We recognised the need for technology that permitted an accurate and risk-free design process to allow the dry film thicknesses (DFTs) of our intumescent coatings to seamlessly incorporate into the steel fabricator’s 3D model.

With Trimble, we have developed a secure plug-in linked to our own software, the Firetex Design Estimator 2.0 (FDE2.0), which enables accurate calculations for complex projects as modern building design becomes ever more complex.

It handles every complexity imaginable, giving the added benefit of colour filtering to allow 3D analysis of coating properties.

Steel fabricators rely almost entirely on such 3D models to effectively run their operations with the BIM platform, producing contract drawings and enabling the ordering of materials such as steel and bolts. So why not intumescent coating too?

Product referencing

Given the rising use of off-site intumescent solutions, it makes sense to allow the fabricator to take control of DFT design and then the paint application from his or her steelwork 3D model.

As they could be responsible for both steel and fire protection, this approach allows the fabricator to incorporate intumescent product referencing as well as details, such as multiple product thicknesses, that come with an intumescent solution, into their QA processes and systems.

Product information can be automatically incorporated into drawings and reports and linked to planning systems without risk of error from manual processes.

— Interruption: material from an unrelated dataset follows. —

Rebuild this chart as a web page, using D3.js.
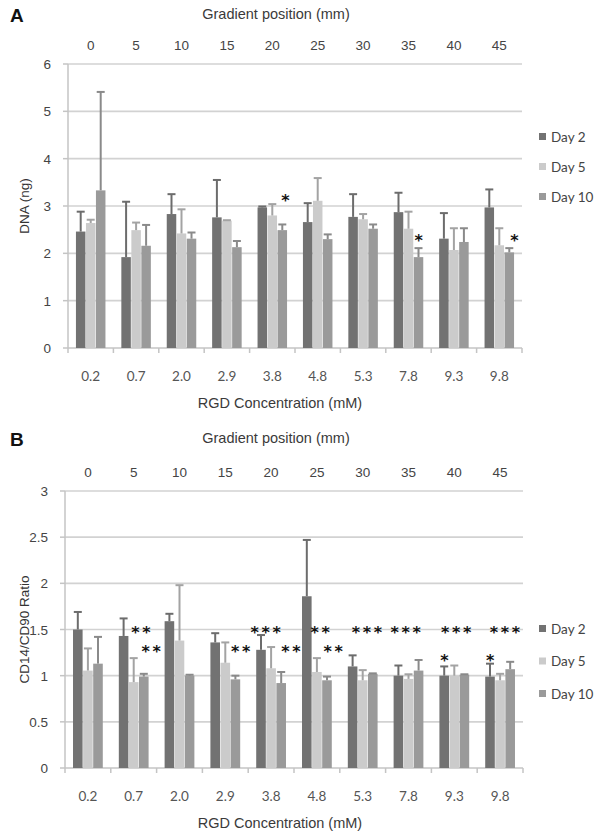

This allows them full control of the fire protection system application and helps with pricing and ordering.

It also allows a building to have an ‘as-built’ record of the coating design and fire strategy – useful for onward building management once it becomes operational.

With the use of BIM, speed of operation is dramatically enhanced – a 15-storey model (full of varying span cellular beams) took less than four hours to complete – and the risk of error is almost wiped out.

The outcomes of this process, ultimately, are safety, accuracy, peace of mind and efficiency benefits to our customers.